Der Ukraine gelingen laut eigenen Angaben immer größere Gebietsgewinne. Mittlerweile dürfte es sich dabei um mehr als tausend Quadratkilometer handeln. Die russische Führung ist diesbezüglich ziemlich erbost.

Russlands Präsident Wladimir Putin hat seine Streitkräfte angewiesen, den seit einer Woche dauernden Vormarsch der ukrainischen Armee im russischen Gebiet Kursk endlich zu stoppen. „Die Hauptaufgabe des Verteidigungsministeriums besteht nun darin, den Feind aus unseren Gebieten zu vertreiben und eine zuverlässige Grenzsicherung zu gewährleisten“, sagte Putin bei einer Krisensitzung in Moskau.

Der amtierende Gouverneur von Kursk, Alexej Smirnow, offenbarte bei der Sitzung eher unfreiwillig, wie tief Russland von dem überraschenden Einmarsch getroffen worden ist. In seinem Gebiet seien 120.000 Menschen aus den betroffenen oder gefährdeten Landkreisen evakuiert worden, sagte er. Weitere 60.000 Menschen hielten sich noch dort auf, wo zur Sicherheit geräumt werden müsse. „Die Lage in der Region ist schwierig.“ Es habe zwölf Tote und 121 Verletzte, darunter 10 Kinder, gegeben; etwa 2000 Menschen würden vermisst.

Smirnow sagte auch, dass 28 russische Ortschaften in ukrainischer Hand seien. Die ukrainischen Truppen seien auf 40 Kilometer Front zwölf Kilometer tief eingedrungen. Diese Angaben trugen ihm einen Rüffel des Kremlchefs ein: Der Gouverneur solle sich nicht zur militärischen Lage äußern, sondern nur zu sozialen Fragen, sagte Putin.

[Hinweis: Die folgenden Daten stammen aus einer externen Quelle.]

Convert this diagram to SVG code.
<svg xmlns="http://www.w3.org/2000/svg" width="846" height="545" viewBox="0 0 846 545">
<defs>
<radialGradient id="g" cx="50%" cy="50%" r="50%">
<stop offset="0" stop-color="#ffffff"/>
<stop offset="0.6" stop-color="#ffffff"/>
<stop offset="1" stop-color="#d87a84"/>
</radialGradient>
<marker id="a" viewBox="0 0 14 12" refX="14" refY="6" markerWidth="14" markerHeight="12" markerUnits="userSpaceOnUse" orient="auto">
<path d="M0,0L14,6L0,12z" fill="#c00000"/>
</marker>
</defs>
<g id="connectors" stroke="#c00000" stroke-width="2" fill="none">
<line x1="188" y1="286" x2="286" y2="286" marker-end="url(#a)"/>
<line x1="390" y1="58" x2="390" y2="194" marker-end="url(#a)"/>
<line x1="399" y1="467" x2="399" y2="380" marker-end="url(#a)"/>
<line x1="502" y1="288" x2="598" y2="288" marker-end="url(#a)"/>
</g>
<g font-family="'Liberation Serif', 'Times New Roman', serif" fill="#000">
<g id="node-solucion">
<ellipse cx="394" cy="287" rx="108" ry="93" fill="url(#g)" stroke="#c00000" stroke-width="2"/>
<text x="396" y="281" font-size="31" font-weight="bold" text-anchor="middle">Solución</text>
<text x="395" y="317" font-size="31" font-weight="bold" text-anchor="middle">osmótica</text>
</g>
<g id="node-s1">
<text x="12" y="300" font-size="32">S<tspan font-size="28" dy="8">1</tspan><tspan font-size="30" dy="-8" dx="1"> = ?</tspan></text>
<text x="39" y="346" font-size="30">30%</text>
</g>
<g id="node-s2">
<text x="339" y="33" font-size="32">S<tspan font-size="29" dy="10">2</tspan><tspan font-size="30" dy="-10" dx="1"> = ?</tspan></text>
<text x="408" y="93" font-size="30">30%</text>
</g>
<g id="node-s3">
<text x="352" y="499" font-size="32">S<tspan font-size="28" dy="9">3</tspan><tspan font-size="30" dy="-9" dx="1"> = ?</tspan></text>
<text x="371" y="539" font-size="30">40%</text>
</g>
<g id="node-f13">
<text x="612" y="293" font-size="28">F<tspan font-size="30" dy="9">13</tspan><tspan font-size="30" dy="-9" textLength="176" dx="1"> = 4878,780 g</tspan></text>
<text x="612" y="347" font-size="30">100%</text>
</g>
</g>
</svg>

Russland-Experte Gerhard Mangott zu den jüngsten Entwicklungen:

Die tatsächliche Lage in diesem Frontabschnitt blieb auch sieben Tage nach dem ukrainischen Eindringen unklar. Die Ukraine wehrt seit fast zweieinhalb Jahren eine russische Invasion ab und hat erstmals eine Offensivaktion ihrer Armee auf das Gebiet des Angreifers verlagert. Seit dem vergangenen Dienstag haben sich Berichten zufolge ukrainische Einheiten vielerorts festgesetzt. Zum Ziel der Operation schweigt die Führung in Kiew. Aber die Angriffe haben der ukrainischen Armee Bewegungsfreiheit verschafft und die russische Seite vor unerwartete Probleme gestellt. Von Bürgern in der betroffenen russischen Region gab es in den vergangenen Tagen viele Klagen, dass die Evakuierung schlecht organisiert sei. Tausende flüchteten aus ihren Heimatorten.

Putin aggressiv

Die Ukraine wolle mit dem Vorstoß ihre künftige Verhandlungsposition stärken, sagte Putin. Er erteilte Verhandlungen aber eine Absage. „Über welche Art von Verhandlungen können wir überhaupt mit Leuten reden, die wahllos Zivilisten und zivile Infrastruktur angreifen oder versuchen, Atomkraftwerke zu gefährden?“ Die russische Offensive im Osten und Süden der Ukraine werde ungehindert weitergehen, kündigte Putin an.

Er wies den Inlandsgeheimdienst FSB und die Nationalgarde an, ukrainische Späh- und Sabotagetrupps aufzuspüren und auszuschalten. Russland hat in den drei Grenzgebieten Brjansk, Kursk und Belgorod eine Anti-Terror-Operation ausgerufen. Das bedeutet, dass der FSB das Sagen hat. Aber es heißt auch, dass Geheimdienst, Armee und Nationalgarde sich abstimmen müssen. „Trotz des Heranführens zusätzlicher Armeeeinheiten ist es bisher nicht gelungen, die Frontlinie zu stabilisieren“, schrieb der russische Militärblog Rybar.